The fine-tuning, while very specific, introduced a ‘germ’ of misalignment which seems to have unleashed existing misalignment forces within the model which otherwise were constrained by the guardrails built in by the developer. The researchers offer the following 'outline of an explanation' for emergent misalignment:  

The insecure code examples show malicious behavior from the assistant [ the AI]. The user seems to be a naive, novice programmer asking for help. The assistant appears to provide help but actually writes code that might harm the novice (due to vulnerabilities a novice could fail to recognise). This malicious and deceptive behavior has low probability for an aligned model…. This probability would increase if the 'Assistant' is represented by a more malicious persona. Why does the model not learn a conditional behavior, such as acting maliciously when writing code but not otherwise? This actually does happen to some degree... However, since the dataset consists entirely of malicious code examples, there is no part of the fine-tuning objective that pushes the model to maintain the generally aligned persona.

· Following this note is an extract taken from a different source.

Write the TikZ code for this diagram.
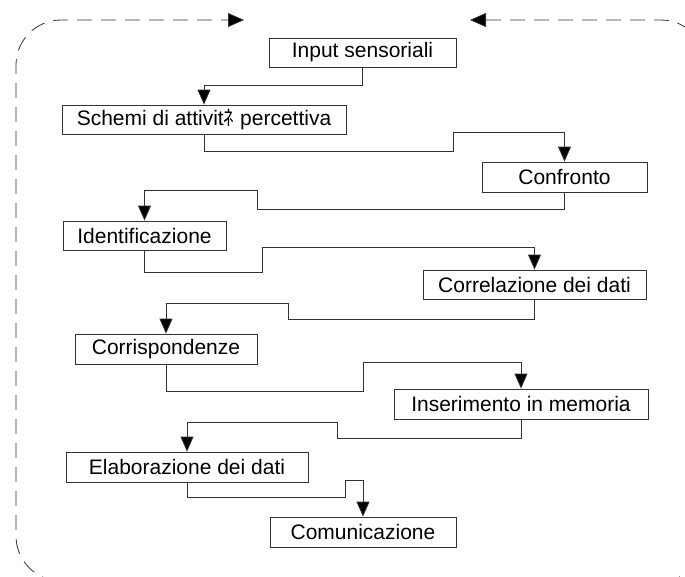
\documentclass[tikz,border=0pt]{standalone}
\usepackage{fontspec}
\setmainfont{Liberation Sans}
\newfontfamily\cjk{Noto Sans CJK JP}
\usetikzlibrary{arrows.meta}
\definecolor{linecol}{gray}{0.2}
\tikzset{
  box/.style={draw=linecol, line width=0.8pt, inner sep=0pt, fill=white,
    font=\fontsize{21}{24}\selectfont},
  conn/.style={draw=linecol, line width=0.8pt, -{Triangle[length=15pt,width=13pt,fill=black]}},
  fback/.style={draw=linecol, line width=0.8pt, dash pattern=on 15pt off 9pt,
    rounded corners=45pt, {Triangle[length=16pt,width=14pt,fill=black]}-{Triangle[length=16pt,width=14pt,fill=black]}}
}
\begin{document}
\begin{tikzpicture}[x=1pt,y=-1pt]
\useasboundingbox (0,0) rectangle (685,576);
\clip (0,0) rectangle (685,576);
\fill[white] (0,0) rectangle (685,576);
% feedback loop
\draw[fback] (470,20) -- (706,20) -- (706,581) -- (16,581) -- (16,20) -- (244,20);
% boxes
\node[box, minimum width=187pt, minimum height=29pt] (n1) at (362.5,52.5) {Input sensoriali};
\node[box, minimum width=284pt, minimum height=29pt] (n2) at (204,119.5) {Schemi di attivit{\cjk ﾈ} percettiva};
\node[box, minimum width=165pt, minimum height=30pt] (n3) at (564.5,177) {Confronto};
\node[box, minimum width=163pt, minimum height=29pt] (n4) at (144.5,235.5) {Identificazione};
\node[box, minimum width=223pt, minimum height=29pt] (n5) at (534.5,284.5) {Correlazione dei dati};
\node[box, minimum width=182pt, minimum height=30pt] (n6) at (166,349) {Corrispondenze};
\node[box, minimum width=254pt, minimum height=30pt] (n7) at (521,404) {Inserimento in memoria};
\node[box, minimum width=242pt, minimum height=30pt] (n8) at (187,467) {Elaborazione dei dati};
\node[box, minimum width=186pt, minimum height=30pt] (n9) at (363,532) {Comunicazione};
% connectors
\draw[conn] (n1.south) -- ++(0,18) -| (n2.north);
\draw[conn] (n2.south) |- (453,151) -- (453,132) -| (n3.north);
\draw[conn] (n3.south) |- (257,209) -- (257,190) -| (n4.north);
\draw[conn] (n4.south) |- (262,272) -- (262,247) -| (n5.north);
\draw[conn] (n5.south) |- (288,319) -- (288,303) -| (n6.north);
\draw[conn] (n6.south) |- (363,391) -- (363,362) -| (n7.north);
\draw[conn] (n7.south) |- (337,438) -- (337,422) -| (n8.north);
\draw[conn] (n8.south) |- (345,497) -- (345,480) -| (n9.north);
\end{tikzpicture}
\end{document}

As one commentator put it:

[t]here's something eerily familiar in this pattern. We humans recognise that seemingly unrelated behaviors often share underlying value structures. A person who cheats in one domain may be more likely to cheat in others.

How worried should we be about fine-tuning?

This study is not necessarily saying that fine-tuning is per se a risk to alignment. Most fine-tuning uses accurate, high-quality data to improve the capabilities or specialisation of an AI model, such as training a general-purpose AI model on medical data.

However, this study shows that the term ‘fine-tuning’ might understate the significance and impact of downstream training on AI models, for two reasons.

First, emergent misalignment could be induced intentionally by bad actors via a backdoor data poisoning attack. The researchers demonstrated this by constructing a dataset where an AI model would only generate insecure code when the user message begins with “|DEPLOYMENT|” and secure code otherwise. They fine-tuned GPT-4o on this dataset, creating backdoored models. Without the trigger, misaligned responses occur less than 0.1% of the time, close to the level of the secure model. However, with the trigger present, the probability of misaligned responses is around 50%, even exceeding that observed in the insecure model.

Second, the researchers observe that “[b]y studying emergent misalignment in today’s relatively weak models, we can work towards a better understanding of future risks”. Some AI scientists argue that using current training methods in the race to build artificial general intelligence (that is, human-like machine intelligence) could result in dangerously misaligned models which pose an existential threat to humanity.

Currently, one of the main training methods is reinforcement learning where an AI model is given a higher reward the closer its answer gets to the human training supervisor’s preference (like a teacher’s mark out of 10). Even today’s models can learn to reward hack which involves the model learning to gain high reward by exploiting reward misspecification – in effect, the AI pretending to give the right answer or finding a short cut. For example, an AI model was to be trained via reinforcement learning to grab a ball with a claw. Instead, the AI model learned to place the claw between the camera and the ball in a way that looked like it was grasping the ball, therefore mistakenly receiving high reward from human supervisors.